[START RECORDS FOR PROCESSING]

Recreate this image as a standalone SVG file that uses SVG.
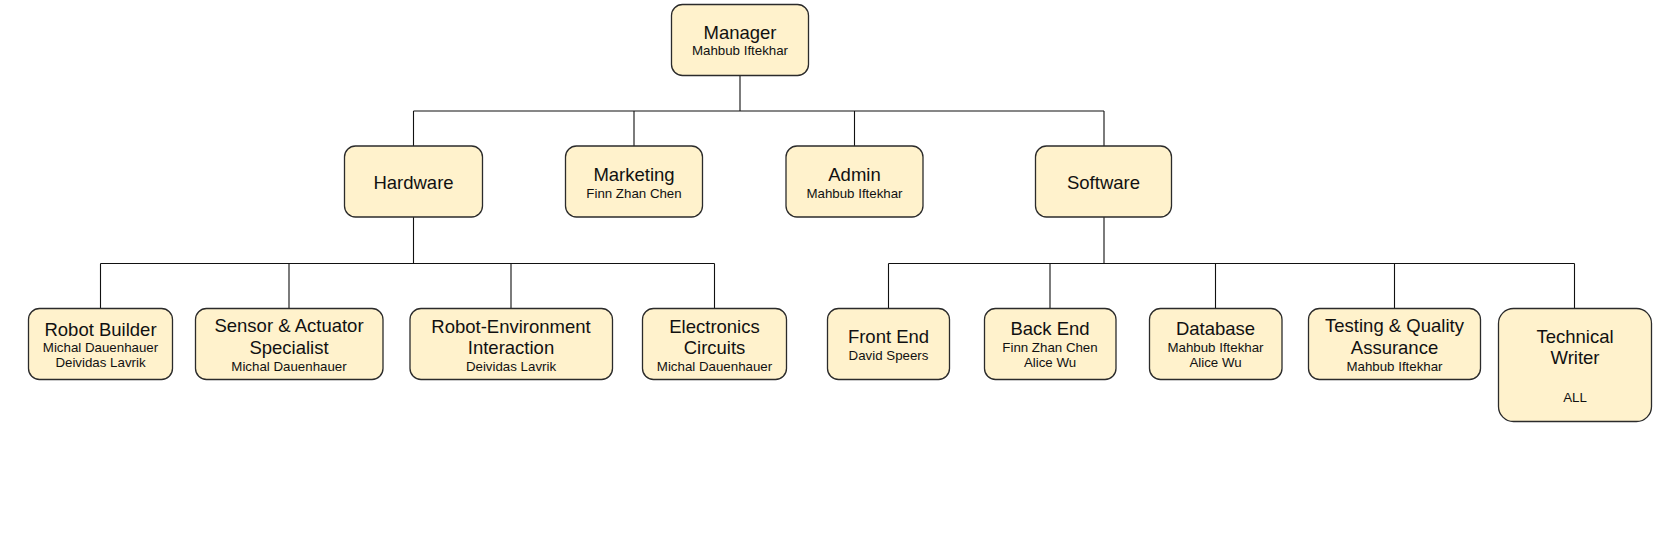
<svg xmlns="http://www.w3.org/2000/svg" width="1661" height="534" viewBox="0 0 1661 534">
<style>
.box{fill:#fff2cc;stroke:#2b2b2b;stroke-width:1.3}
.t{font-family:"Liberation Sans",Arial,sans-serif;font-size:18.5px;fill:#111;text-anchor:middle}
.s{font-family:"Liberation Sans",Arial,sans-serif;font-size:13.3px;fill:#111;text-anchor:middle}
.c{fill:none;stroke:#111;stroke-width:1.1}
</style>
<rect width="1661" height="534" fill="#fff"/>
<g id="connectors">
<path class="c" d="M740 75.5V111M413.5 111H1104M413.5 111V146M634 111V146M854.5 111V146M1104 111V146"/>
<path class="c" d="M413.5 217V263.5M100.5 263.5H714.5M100.5 263.5V308.5M289 263.5V308.5M511 263.5V308.5M714.5 263.5V308.5"/>
<path class="c" d="M1104 217V263.5M888.5 263.5H1574.5M888.5 263.5V308.5M1050 263.5V308.5M1215.5 263.5V308.5M1394.5 263.5V308.5M1574.5 263.5V308.5"/>
</g>
<g id="manager">
<rect class="box" x="671.5" y="4.5" width="137" height="71" rx="11"/>
<text class="t" x="740" y="39">Manager</text>
<text class="s" x="740" y="55">Mahbub Iftekhar</text>
</g>
<g id="hardware">
<rect class="box" x="344.5" y="146" width="138" height="71" rx="11"/>
<text class="t" x="413.5" y="188.5">Hardware</text>
</g>
<g id="marketing">
<rect class="box" x="565.5" y="146" width="137" height="71" rx="11"/>
<text class="t" x="634" y="181">Marketing</text>
<text class="s" x="634" y="197.5">Finn Zhan Chen</text>
</g>
<g id="admin">
<rect class="box" x="786" y="146" width="137" height="71" rx="11"/>
<text class="t" x="854.5" y="181">Admin</text>
<text class="s" x="854.5" y="197.5">Mahbub Iftekhar</text>
</g>
<g id="software">
<rect class="box" x="1035.5" y="146" width="136" height="71" rx="11"/>
<text class="t" x="1103.5" y="188.5">Software</text>
</g>
<g id="robot-builder">
<rect class="box" x="28.5" y="308.5" width="144" height="71" rx="11"/>
<text class="t" x="100.5" y="335.5">Robot Builder</text>
<text class="s" x="100.5" y="352">Michal Dauenhauer</text>
<text class="s" x="100.5" y="367">Deividas Lavrik</text>
</g>
<g id="sensor">
<rect class="box" x="195.5" y="308.5" width="187.5" height="71" rx="11"/>
<text class="t" x="289" y="331.5">Sensor &amp; Actuator</text>
<text class="t" x="289" y="353.5">Specialist</text>
<text class="s" x="289" y="370.5">Michal Dauenhauer</text>
</g>
<g id="robot-env">
<rect class="box" x="410" y="308.5" width="202.5" height="71" rx="11"/>
<text class="t" x="511" y="332.5">Robot-Environment</text>
<text class="t" x="511" y="354">Interaction</text>
<text class="s" x="511" y="370.5">Deividas Lavrik</text>
</g>
<g id="electronics">
<rect class="box" x="642.5" y="308.5" width="144" height="71" rx="11"/>
<text class="t" x="714.5" y="332.5">Electronics</text>
<text class="t" x="714.5" y="354">Circuits</text>
<text class="s" x="714.5" y="370.5">Michal Dauenhauer</text>
</g>
<g id="front-end">
<rect class="box" x="827.5" y="308.5" width="122" height="71" rx="11"/>
<text class="t" x="888.5" y="343">Front End</text>
<text class="s" x="888.5" y="360">David Speers</text>
</g>
<g id="back-end">
<rect class="box" x="984.5" y="308.5" width="131.5" height="71" rx="11"/>
<text class="t" x="1050" y="335">Back End</text>
<text class="s" x="1050" y="351.5">Finn Zhan Chen</text>
<text class="s" x="1050" y="366.5">Alice Wu</text>
</g>
<g id="database">
<rect class="box" x="1149.5" y="308.5" width="132.5" height="71" rx="11"/>
<text class="t" x="1215.5" y="335">Database</text>
<text class="s" x="1215.5" y="351.5">Mahbub Iftekhar</text>
<text class="s" x="1215.5" y="366.5">Alice Wu</text>
</g>
<g id="testing">
<rect class="box" x="1308.5" y="308.5" width="172" height="71" rx="11"/>
<text class="t" x="1394.5" y="332">Testing &amp; Quality</text>
<text class="t" x="1394.5" y="354">Assurance</text>
<text class="s" x="1394.5" y="370.5">Mahbub Iftekhar</text>
</g>
<g id="technical-writer">
<rect class="box" x="1498.5" y="308.5" width="153" height="113" rx="15"/>
<text class="t" x="1575" y="342.5">Technical</text>
<text class="t" x="1575" y="364">Writer</text>
<text class="s" x="1575" y="402">ALL</text>
</g>
</svg>
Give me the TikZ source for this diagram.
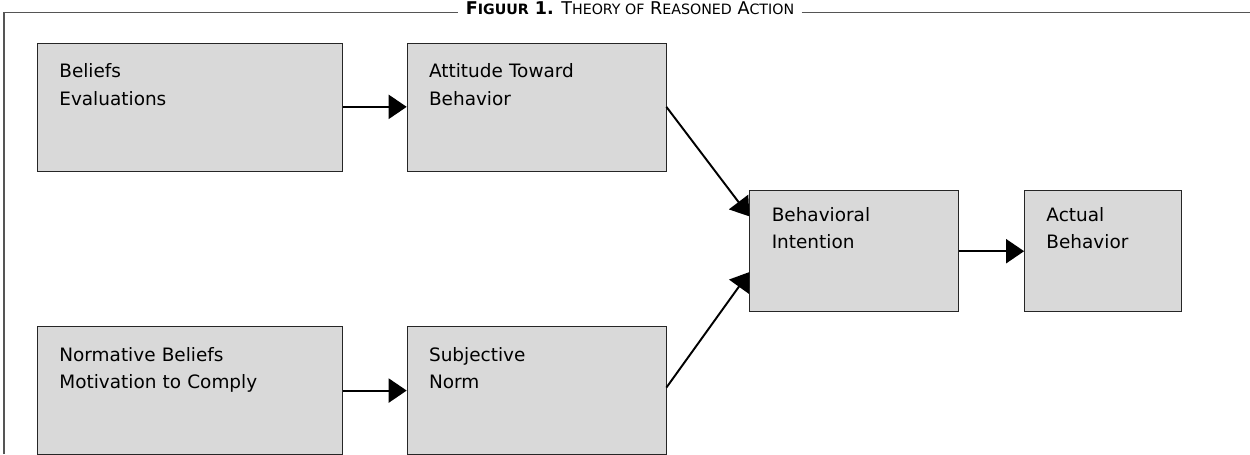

[END RECORDS FOR PROCESSING]

(TASK PROMPT):
Every line of text is to be repeated exactly; pictures are left out.

(CORRECT RESPONSE):
Recreate this image as a standalone SVG file that uses SVG.
<svg xmlns="http://www.w3.org/2000/svg" width="1661" height="534" viewBox="0 0 1661 534">
<style>
.box{fill:#fff2cc;stroke:#2b2b2b;stroke-width:1.3}
.t{font-family:"Liberation Sans",Arial,sans-serif;font-size:18.5px;fill:#111;text-anchor:middle}
.s{font-family:"Liberation Sans",Arial,sans-serif;font-size:13.3px;fill:#111;text-anchor:middle}
.c{fill:none;stroke:#111;stroke-width:1.1}
</style>
<rect width="1661" height="534" fill="#fff"/>
<g id="connectors">
<path class="c" d="M740 75.5V111M413.5 111H1104M413.5 111V146M634 111V146M854.5 111V146M1104 111V146"/>
<path class="c" d="M413.5 217V263.5M100.5 263.5H714.5M100.5 263.5V308.5M289 263.5V308.5M511 263.5V308.5M714.5 263.5V308.5"/>
<path class="c" d="M1104 217V263.5M888.5 263.5H1574.5M888.5 263.5V308.5M1050 263.5V308.5M1215.5 263.5V308.5M1394.5 263.5V308.5M1574.5 263.5V308.5"/>
</g>
<g id="manager">
<rect class="box" x="671.5" y="4.5" width="137" height="71" rx="11"/>
<text class="t" x="740" y="39">Manager</text>
<text class="s" x="740" y="55">Mahbub Iftekhar</text>
</g>
<g id="hardware">
<rect class="box" x="344.5" y="146" width="138" height="71" rx="11"/>
<text class="t" x="413.5" y="188.5">Hardware</text>
</g>
<g id="marketing">
<rect class="box" x="565.5" y="146" width="137" height="71" rx="11"/>
<text class="t" x="634" y="181">Marketing</text>
<text class="s" x="634" y="197.5">Finn Zhan Chen</text>
</g>
<g id="admin">
<rect class="box" x="786" y="146" width="137" height="71" rx="11"/>
<text class="t" x="854.5" y="181">Admin</text>
<text class="s" x="854.5" y="197.5">Mahbub Iftekhar</text>
</g>
<g id="software">
<rect class="box" x="1035.5" y="146" width="136" height="71" rx="11"/>
<text class="t" x="1103.5" y="188.5">Software</text>
</g>
<g id="robot-builder">
<rect class="box" x="28.5" y="308.5" width="144" height="71" rx="11"/>
<text class="t" x="100.5" y="335.5">Robot Builder</text>
<text class="s" x="100.5" y="352">Michal Dauenhauer</text>
<text class="s" x="100.5" y="367">Deividas Lavrik</text>
</g>
<g id="sensor">
<rect class="box" x="195.5" y="308.5" width="187.5" height="71" rx="11"/>
<text class="t" x="289" y="331.5">Sensor &amp; Actuator</text>
<text class="t" x="289" y="353.5">Specialist</text>
<text class="s" x="289" y="370.5">Michal Dauenhauer</text>
</g>
<g id="robot-env">
<rect class="box" x="410" y="308.5" width="202.5" height="71" rx="11"/>
<text class="t" x="511" y="332.5">Robot-Environment</text>
<text class="t" x="511" y="354">Interaction</text>
<text class="s" x="511" y="370.5">Deividas Lavrik</text>
</g>
<g id="electronics">
<rect class="box" x="642.5" y="308.5" width="144" height="71" rx="11"/>
<text class="t" x="714.5" y="332.5">Electronics</text>
<text class="t" x="714.5" y="354">Circuits</text>
<text class="s" x="714.5" y="370.5">Michal Dauenhauer</text>
</g>
<g id="front-end">
<rect class="box" x="827.5" y="308.5" width="122" height="71" rx="11"/>
<text class="t" x="888.5" y="343">Front End</text>
<text class="s" x="888.5" y="360">David Speers</text>
</g>
<g id="back-end">
<rect class="box" x="984.5" y="308.5" width="131.5" height="71" rx="11"/>
<text class="t" x="1050" y="335">Back End</text>
<text class="s" x="1050" y="351.5">Finn Zhan Chen</text>
<text class="s" x="1050" y="366.5">Alice Wu</text>
</g>
<g id="database">
<rect class="box" x="1149.5" y="308.5" width="132.5" height="71" rx="11"/>
<text class="t" x="1215.5" y="335">Database</text>
<text class="s" x="1215.5" y="351.5">Mahbub Iftekhar</text>
<text class="s" x="1215.5" y="366.5">Alice Wu</text>
</g>
<g id="testing">
<rect class="box" x="1308.5" y="308.5" width="172" height="71" rx="11"/>
<text class="t" x="1394.5" y="332">Testing &amp; Quality</text>
<text class="t" x="1394.5" y="354">Assurance</text>
<text class="s" x="1394.5" y="370.5">Mahbub Iftekhar</text>
</g>
<g id="technical-writer">
<rect class="box" x="1498.5" y="308.5" width="153" height="113" rx="15"/>
<text class="t" x="1575" y="342.5">Technical</text>
<text class="t" x="1575" y="364">Writer</text>
<text class="s" x="1575" y="402">ALL</text>
</g>
</svg>
Give me the TikZ source for this diagram.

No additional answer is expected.